The domestic value of counterfeit goods seized when passing through U.S. ports increased 27 percent last year, to $200 million.
Footwear and "wearing apparel" were the top two commodities confiscated, according to U.S. Customs and Border Protection and U.S. Immigration and Customs Enforcement, both part of the Department of Homeland Security.
Footwear accounted for 40 percent of goods seized, with a domestic value of $77.8 million. The category increased by 23 percent year-over-year. Wearing apparel made up 14 percent of the total goods seized, and had a domestic value of $27 million — an 11 percent increase year-over-year.
Seizures of handbags-wallets-backpacks and watches and watch parts totaled $14.2 million and $13.4 million, respectively. Each accounted for about 7 percent of the total domestic value of seizures. Sunglasses seized were $4 million, or 2 percent of the total goods seized.
The domestic value of goods is determined by adding shipping costs, the manufacturing costs of goods in a foreign country, customs duties to enter the U. S. and insurance costs together. The figure is lower than the suggested retail prices of goods.

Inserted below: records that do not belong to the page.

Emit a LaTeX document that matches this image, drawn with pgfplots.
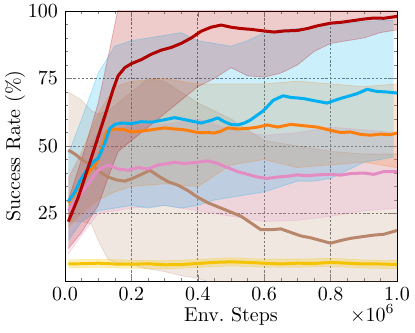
\documentclass[border=0pt]{standalone}
\usepackage{pgfplots}
\pgfplotsset{compat=1.18}
\usepackage{pgfplotstable}
\usepgfplotslibrary{fillbetween}

\definecolor{cred}{HTML}{B00000}
\definecolor{cblue}{HTML}{00B0F0}
\definecolor{corange}{HTML}{FF7F0E}
\definecolor{cpink}{HTML}{E58BC4}
\definecolor{cbrown}{HTML}{B8876B}
\definecolor{cyellow}{HTML}{F5C400}

% means
\pgfplotstableread{
x y
0.01 22
0.04 31
0.075 44
0.1 53.5
0.125 63
0.145 71
0.16 76
0.18 79
0.2 80.5
0.23 82
0.26 84
0.29 85.5
0.32 86.5
0.35 88
0.38 90
0.41 92.5
0.44 94
0.47 94.8
0.5 94
0.53 93.5
0.56 93.2
0.6 92.6
0.63 92.2
0.66 92.6
0.7 92.8
0.73 93.5
0.76 94.5
0.8 95.5
0.83 95.8
0.86 96.3
0.9 97
0.93 97.4
0.96 97.3
1.0 98
}\redmean

\pgfplotstableread{
x y
0.01 29.5
0.03 33
0.045 37
0.065 41
0.085 44
0.1 45.5
0.12 51
0.135 56.5
0.15 58
0.17 58.5
0.2 58.3
0.23 59
0.26 58.8
0.29 59.5
0.33 60.5
0.36 59.8
0.39 59
0.41 58.5
0.44 59.5
0.46 60.4
0.48 59
0.5 58
0.52 57.8
0.54 58.5
0.557 59.5
0.597 63
0.627 66.9
0.657 68.6
0.68 68
0.717 67.6
0.75 66.8
0.789 65.9
0.81 66.8
0.83 67.6
0.855 68.5
0.88 69.4
0.91 71
0.94 70.2
0.97 70
1.0 69.6
}\bluemean

\pgfplotstableread{
x y
0.01 29
0.03 32.5
0.045 36
0.07 40
0.096 44
0.11 49
0.126 55.5
0.15 56.3
0.18 56
0.2 55.2
0.23 55.5
0.26 56
0.3 56.7
0.33 56.3
0.36 56
0.4 55
0.43 55
0.45 54.8
0.47 55.5
0.49 56.7
0.52 56.3
0.55 56.5
0.58 57
0.61 57.8
0.64 57
0.68 58
0.72 57.5
0.76 57
0.8 55.8
0.83 55
0.86 55.2
0.89 54.3
0.92 54
0.95 54.4
0.98 54.2
1.0 54.8
}\orangemean

\pgfplotstableread{
x y
0.01 26
0.04 31
0.07 36
0.1 41
0.13 43
0.16 41.5
0.19 41
0.22 42
0.25 41.5
0.28 43
0.31 43.5
0.33 44
0.36 43.5
0.4 44
0.43 44.5
0.46 43.5
0.49 42
0.52 40.5
0.55 39.5
0.58 38.5
0.61 38
0.64 38.5
0.67 38.8
0.7 39.3
0.73 39
0.76 39.3
0.8 39.5
0.83 39.2
0.86 39.8
0.9 40
0.93 39.5
0.96 40.5
1.0 40.5
}\pinkmean

\pgfplotstableread{
x y
0.01 48.5
0.03 47
0.05 45
0.07 43.5
0.09 42
0.11 40
0.13 38.5
0.156 37.4
0.18 37
0.2 37.8
0.23 39.5
0.256 41
0.28 39
0.31 36.8
0.34 35.5
0.37 33.5
0.4 31
0.43 29
0.46 27.5
0.5 25.5
0.53 24
0.56 21.5
0.59 19
0.62 19
0.65 19.3
0.68 18
0.71 16.7
0.74 16
0.77 15
0.8 14
0.83 15
0.86 15.8
0.9 16.5
0.93 17
0.96 17.3
1.0 18.7
}\brownmean

\pgfplotstableread{
x y
0.01 6.3
0.05 6.4
0.1 6.6
0.15 6.3
0.2 6.2
0.25 6.4
0.3 6
0.35 6.1
0.4 6.5
0.45 6.9
0.5 7.1
0.55 6.9
0.6 6.6
0.65 6.3
0.7 6.6
0.75 6.5
0.8 6.9
0.85 6.6
0.9 6.3
0.95 6.3
1.0 6.1
}\yellowmean

% bands
\pgfplotstableread{
x lo hi
0.01 12 30
0.05 18 45
0.1 28 66
0.135 40 86
0.16 48 101
0.2 52 106
0.3 62 106
0.4 72 106
0.45 75 106
0.5 79 106
0.55 76 106
0.6 75.5 106
0.65 77 106
0.7 80 106
0.75 85 106
0.8 88 106
0.85 89 106
0.9 90 106
0.95 92 106
1.0 93 106
}\redband

\pgfplotstableread{
x lo hi
0.01 15 47
0.05 22 60
0.1 26 77
0.15 27 87
0.2 28 89
0.25 27 90
0.3 28 91
0.35 27 92
0.4 28 89
0.45 30 88
0.5 31 87
0.55 32 89
0.6 33 92
0.65 35 93
0.7 37 93.5
0.75 37 94
0.8 38 95
0.85 41 95.5
0.9 44 96
0.95 45 96.5
0.99 46 96.5
}\blueband

\pgfplotstableread{
x lo hi
0.01 20 38
0.05 25 48
0.1 30 62
0.15 33 72
0.2 35 74
0.3 36 75
0.4 35 73
0.5 43 73
0.6 45 73
0.7 42 74
0.8 43 73
0.9 44 72
1.0 42 73
}\orangeband

\pgfplotstableread{
x lo hi
0.01 10 38
0.05 17 47
0.1 25 55
0.2 27 58
0.3 28 58
0.4 26 60
0.5 24 56
0.6 22 54
0.7 22.5 55
0.8 24 57
0.9 26 56
1.0 27 55
}\pinkband

\pgfplotstableread{
x lo hi
0.01 22 70
0.05 22 67
0.08 21 63
0.1 15 62
0.13 8 63
0.15 7 65
0.2 6 70
0.25 4.5 75
0.3 3.5 74
0.35 2 70
0.4 1 66
0.5 -3 60
0.6 -5 52
0.7 -5 50
0.8 -5 48
0.9 -5 47
1.0 -5 47
}\brownband

\pgfplotstableread{
x lo hi
0.01 4.8 7.8
0.1 5.1 8.1
0.2 4.7 7.7
0.3 4.5 7.5
0.4 5.0 8.0
0.5 5.6 8.6
0.6 5.1 8.1
0.7 5.1 8.1
0.8 5.4 8.4
0.9 4.8 7.8
1.0 4.6 7.6
}\yellowband

\begin{document}
\begin{tikzpicture}
\begin{axis}[
  at={(0,0)}, anchor=south west,
  scale only axis,
  width=166pt, height=135pt,
  xmin=0, xmax=1, ymin=0, ymax=100,
  xtick={0,0.2,0.4,0.6,0.8,1},
  ytick={25,50,75,100},
  minor x tick num=3, minor y tick num=4,
  xticklabel style={/pgf/number format/.cd,fixed,fixed zerofill,precision=1},
  tick align=inside,
  major tick length=3pt, minor tick length=1.6pt,
  grid=major,
  major grid style={dash pattern=on 1.2pt off 0.9pt, black!55, line width=0.4pt},
  xlabel={Env.\ Steps},
  ylabel={Success Rate (\%)},
  every axis x label/.style={at={(axis description cs:0.5,0)}, anchor=base, yshift=-20pt},
  every axis y label/.style={at={(axis description cs:-0.1355,0.5)}, anchor=base, rotate=90},
  every axis plot/.append style={line join=round},
]
% shaded bands
\addplot[name path=bh, draw=cbrown, draw opacity=0.25, thin] table[x=x,y=hi]{\brownband};
\addplot[name path=bl, draw=cbrown, draw opacity=0.25, thin] table[x=x,y=lo]{\brownband};
\addplot[fill=cbrown, fill opacity=0.2, draw=none] fill between[of=bh and bl];

\addplot[name path=ph, draw=cpink, draw opacity=0.25, thin] table[x=x,y=hi]{\pinkband};
\addplot[name path=pl, draw=cpink, draw opacity=0.25, thin] table[x=x,y=lo]{\pinkband};
\addplot[fill=cpink, fill opacity=0.2, draw=none] fill between[of=ph and pl];

\addplot[name path=oh, draw=corange, draw opacity=0.25, thin] table[x=x,y=hi]{\orangeband};
\addplot[name path=ol, draw=corange, draw opacity=0.25, thin] table[x=x,y=lo]{\orangeband};
\addplot[fill=corange, fill opacity=0.2, draw=none] fill between[of=oh and ol];

\addplot[name path=uh, draw=cblue, draw opacity=0.25, thin] table[x=x,y=hi]{\blueband};
\addplot[name path=ul, draw=cblue, draw opacity=0.25, thin] table[x=x,y=lo]{\blueband};
\addplot[fill=cblue, fill opacity=0.2, draw=none] fill between[of=uh and ul];

\addplot[name path=rh, draw=cred, draw opacity=0.25, thin] table[x=x,y=hi]{\redband};
\addplot[name path=rl, draw=cred, draw opacity=0.25, thin] table[x=x,y=lo]{\redband};
\addplot[fill=cred, fill opacity=0.2, draw=none] fill between[of=rh and rl];

\addplot[name path=yh, draw=cyellow, draw opacity=0.25, thin] table[x=x,y=hi]{\yellowband};
\addplot[name path=yl, draw=cyellow, draw opacity=0.25, thin] table[x=x,y=lo]{\yellowband};
\addplot[fill=cyellow, fill opacity=0.25, draw=none] fill between[of=yh and yl];

% mean curves
\addplot[cyellow, line width=1.5pt] table[x=x,y=y]{\yellowmean};
\addplot[cbrown, line width=1.5pt] table[x=x,y=y]{\brownmean};
\addplot[cpink, line width=1.5pt] table[x=x,y=y]{\pinkmean};
\addplot[corange, line width=1.5pt] table[x=x,y=y]{\orangemean};
\addplot[cblue, line width=1.5pt] table[x=x,y=y]{\bluemean};
\addplot[cred, line width=1.5pt] table[x=x,y=y]{\redmean};
\end{axis}
\node[anchor=base east, inner sep=0pt] at ([xshift=-1pt,yshift=-20pt]current axis.south east) {$\times10^{6}$};
\pgfresetboundingbox
\path[use as bounding box] (-32.5pt,-25.5pt) rectangle (175pt,140.5pt);
\end{tikzpicture}
\end{document}
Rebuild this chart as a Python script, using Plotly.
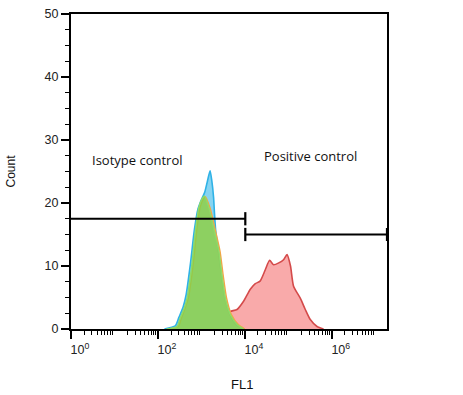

The total number of seizures last year declined 7 percent, but a Customs spokesman cautioned that the number is misleading. Each seizure is counted as one event, regardless of the size or scope, meaning a seizure of several containers and a seizure of one box of counterfeits are counted the same. There were a total of 13,600 seizures of infringing goods last year.
"These criminal organizations are not only stealing the trademarks of U.S. businesses, they are siphoning millions of dollars from the American economy and are often deceiving an unsuspecting public," Julie L. Myers, assistant secretary for Immigration and Customs Enforcement, said in a statement.
"Where there is money to be made, counterfeiters and pirates will steal intellectual property and capitalize on the innovations of others without regard for the consequences to the people and to the businesses that they steal from or the consumers that are harmed by their fake products," W. Ralph Basham, commissioner, U.S. Customs and Border Protection, said in a statement. "CBP is committed to stopping trade in pirated and counterfeit goods and is taking action to confront the growing global theft of intellectual property."U.S. Customs and Border Protection and U.S. Immigration and Customs Enforcement also said they donated 10,000 pairs of confiscated shoes to Samaritan's Feet, a nonprofit organization that provides shoes to impoverished people globally. The holders of the trademarks on the seized shoes agreed to allow the agencies to donate the goods instead of destroying them, which is the standard procedure.